Year 5

The UCSF CIRM training grant is a critical component of graduate and postgraduate education at this institution. This unique resource enables the training of individuals who will go on to basic research in a laboratory setting. The diverse nature of our faculty mentors assures that equal importance is given to educating trainees who are interested in translating research findings into clinical therapies. As a group, our past and current trainees include top tier young investigators in the field of regenerative medicine.
Our CIRM Scholars enter the program following a rigorous selection process. Open slots are widely advertised 4-6 weeks prior to the due date. The mechanisms include the listservs of our graduate programs, clinical chairs and The Eli & Edythe Broad Center for Regeneration Medicine and Stem Cell Research at UCSF. Current mentors and trainees are ambassadors for our program. The application process is designed to be rigorous and fair. Prospective trainees write a three-page research plan, which is accompanied by the mentor’s individual training program and three letters of reference. This material, and the biographical sketches of the student and faculty member, provide a very complete picture of the applicant’s past accomplishments, planned experiments and future potential, information that is key to the integrity of the selection process. Reviews are conducted by an experienced faculty committee representing the broad range of stem cell-related activities at this institution. Formal written critiques are prepared and numerical scores given, which enable ranking. Many applicants apply. As a result, our trainees are from the top echelon.
As to Program activities, UCSF offers an outstanding environment for stem cell and regenerative medicine research, in general, and our CIRM trainees in particular. This includes a dozen formal seminar series. They also attend the Stem Cell Journal Club, a discussion of high profile recent papers, and the Stem Cell Workshop, where they present work in progress. Every major program at UCSF holds an annual retreat. Our CIRM Scholars are required to attend one of these events. Finally, they use their travel allowances to attend national and international meetings on various topics in the fields of stem cell and developmental biology, as well as more clinically oriented symposia as related to regenerative medicine therapies.

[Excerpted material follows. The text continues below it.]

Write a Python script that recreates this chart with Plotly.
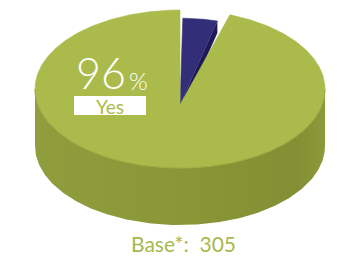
import numpy as np
import plotly.graph_objects as go

# ---- data ----
labels = ["No", "Yes"]
values = [4, 96]
top_colors = ["#332E78", "#ABBB4B"]
cut_colors = ["#1E1A55", "#8E9C3C"]
highlight_label = "Yes"
highlight_pct = "96"
base_text = "Base*:  305"

# ---- geometry (styling) ----
W, H = 363, 265
cx, cy, rx, ry = 180, 89, 145, 79
a = 0.2            # perspective factor
depth = 57
c = np.sqrt(1 - a * a)
GREEN = "#ABBB4B"


def proj(phi_deg, r):
    phi = np.radians(phi_deg)
    u = r * np.sin(phi)
    v = -r * np.cos(phi)
    w = 1 + a * v
    return cx + rx * c * u / w, cy + ry * (v + a) / w


total = sum(values)
angles = []
acc = 0.0
for v in values:
    angles.append((acc / total * 360, (acc + v) / total * 360))
    acc += v

# explode gaps: (start inset, end inset, radius)
style = {"No": (1.0, 1.0, 0.93), "Yes": (2.1, 0.0, 1.0)}

fig = go.Figure()

# side wall of the cylinder (front half)
t = np.linspace(0, np.pi, 200)
xs_top = cx + rx * np.cos(t)
ys_top = cy + ry * np.sin(t)
side_x = np.concatenate([xs_top, xs_top[::-1]])
side_y = np.concatenate([ys_top, ys_top[::-1] + depth])
fig.add_trace(go.Scatter(
    x=side_x, y=side_y, mode="lines", fill="toself",
    line=dict(width=0, color="#8A9838"),
    fillgradient=dict(type="horizontal",
                      colorscale=[[0, "#8F9D3D"], [0.5, "#899738"], [0.9, "#829033"], [1, "#8C9A3B"]]),
    hoverinfo="skip", showlegend=False))

slices = []
for lab, (a0, a1), tc, sc in zip(labels, angles, top_colors, cut_colors):
    s_in, e_in, r = style[lab]
    phis = np.linspace(a0 + s_in, a1 - e_in, max(10, int((a1 - a0) * 2)))
    px, py = proj(phis, r)
    ax, ay = proj(0, 0)
    slices.append((lab, phis, r, px, py, ax, ay, tc, sc))

# cut face of the small slice (visible right edge)
for lab, phis, r, px, py, ax, ay, tc, sc in slices:
    if lab == "No":
        ex, ey = px[-1], py[-1]
        fx = [ax, ex, ex, ax]
        fy = [ay, ey, ey + 12, ay + 12]
        fig.add_trace(go.Scatter(x=fx, y=fy, mode="lines", fill="toself",
                                 fillcolor=sc, line=dict(width=0, color=sc),
                                 hoverinfo="skip", showlegend=False))

# top faces
for lab, phis, r, px, py, ax, ay, tc, sc in slices:
    fx = np.concatenate([[ax], px, [ax]])
    fy = np.concatenate([[ay], py, [ay]])
    fig.add_trace(go.Scatter(x=fx, y=fy, mode="lines", fill="toself",
                             fillcolor=tc, line=dict(width=0.6, color=tc),
                             hoverinfo="skip", showlegend=False))

# subtle rim edge
fig.add_trace(go.Scatter(x=xs_top, y=ys_top, mode="lines",
                         line=dict(width=1, color="#9CAB43"),
                         hoverinfo="skip", showlegend=False))

FONT = "Lato"
fig.add_annotation(x=101, y=71.5, text=highlight_pct, showarrow=False, height=36,
                   font=dict(family=FONT, size=43, color="white", weight=300),
                   xanchor="center", yanchor="middle", valign="middle")
fig.add_annotation(x=138, y=80, text="%", showarrow=False, height=20,
                   font=dict(family=FONT, size=24, color="white", weight=300),
                   xanchor="center", yanchor="middle", valign="middle")
fig.add_shape(type="rect", x0=74, x1=146, y0=96, y1=115,
              fillcolor="white", line=dict(width=0))
fig.add_annotation(x=110, y=106.5, text=highlight_label, showarrow=False, height=17,
                   font=dict(family=FONT, size=19, color=GREEN),
                   xanchor="center", yanchor="middle", valign="middle")
fig.add_annotation(x=183, y=243, text=base_text, showarrow=False,
                   font=dict(family=FONT, size=21, color="#A8B94C"),
                   xanchor="center", yanchor="middle")

fig.update_layout(
    width=W, height=H, margin=dict(l=0, r=0, t=0, b=0),
    paper_bgcolor="white", plot_bgcolor="white",
    xaxis=dict(range=[0, W], visible=False, fixedrange=True),
    yaxis=dict(range=[H, 0], visible=False, fixedrange=True),
    showlegend=False,
)
fig.write_html("out.html")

This year our Scholars had the added benefit of attending the Third Annual Tri-Institutional Stem Cell Retreat that included speakers from UCSF, UCLA and USC. We also sponsor lunch-time get-togethers for all trainees, which are led by the Program Director. This venue is a valuable forum for research presentations and discussions, for example, ethical issues and career counseling.
The courses that our trainees take depend on their educational level. Graduate students are enrolled in formal instruction; the exact components of the curriculum depend on the program, most commonly Biological Sciences, Biomedical Sciences or Developmental and Stem Cell Biology. As their research interests mature, they sometimes seek additional coursework, for example, in computer programming. The postdoctoral fellows and physician-scientists tend to have completed their coursework and focus on research. However, (along with the graduate students) they participate in the program activities. They are required to take classroom instruction regarding the Responsible Conduct of Research and Ethical Issues as Related to Stem Cell Research. In addition, several elect to take our CIRM Shared Laboratory Training Course, and attend lectures in the graduate courses that are relevant to their research.
Our CIRM training grant benefits from having a very capable administrative head who works with additional staff in the office of The Eli & Edythe Broad Center for Regeneration Medicine and Stem Cell Research at UCSF. The chief administrator assists the Program Director in all aspects of the day-to-day operations of the training grant. He monitors upcoming openings in the program and works with the Principal Investigator to strategize efforts to effectively and efficiently select new trainees. He also processes all appointments, renewals and terminations for the CIRM Fellows. He serves as a liaison between trainees, CIRM and institutional offices. Although not his primary duty, he helps the Program Director manage the financial aspects of this grant, which are handled by the office of The Broad Center. Our governance structure includes an Oversight Committee with members who are leaders in stem cell research and regenerative medicine.
In summary, our training program has been very successful. We are producing the next generation of leaders in stem cell/developmental biology and the translational and therapeutic applications that are emerging from these fields. Thus, our CIRM scholars are fueling the pipeline that will deliver stem cell-based therapies to the citizens of California.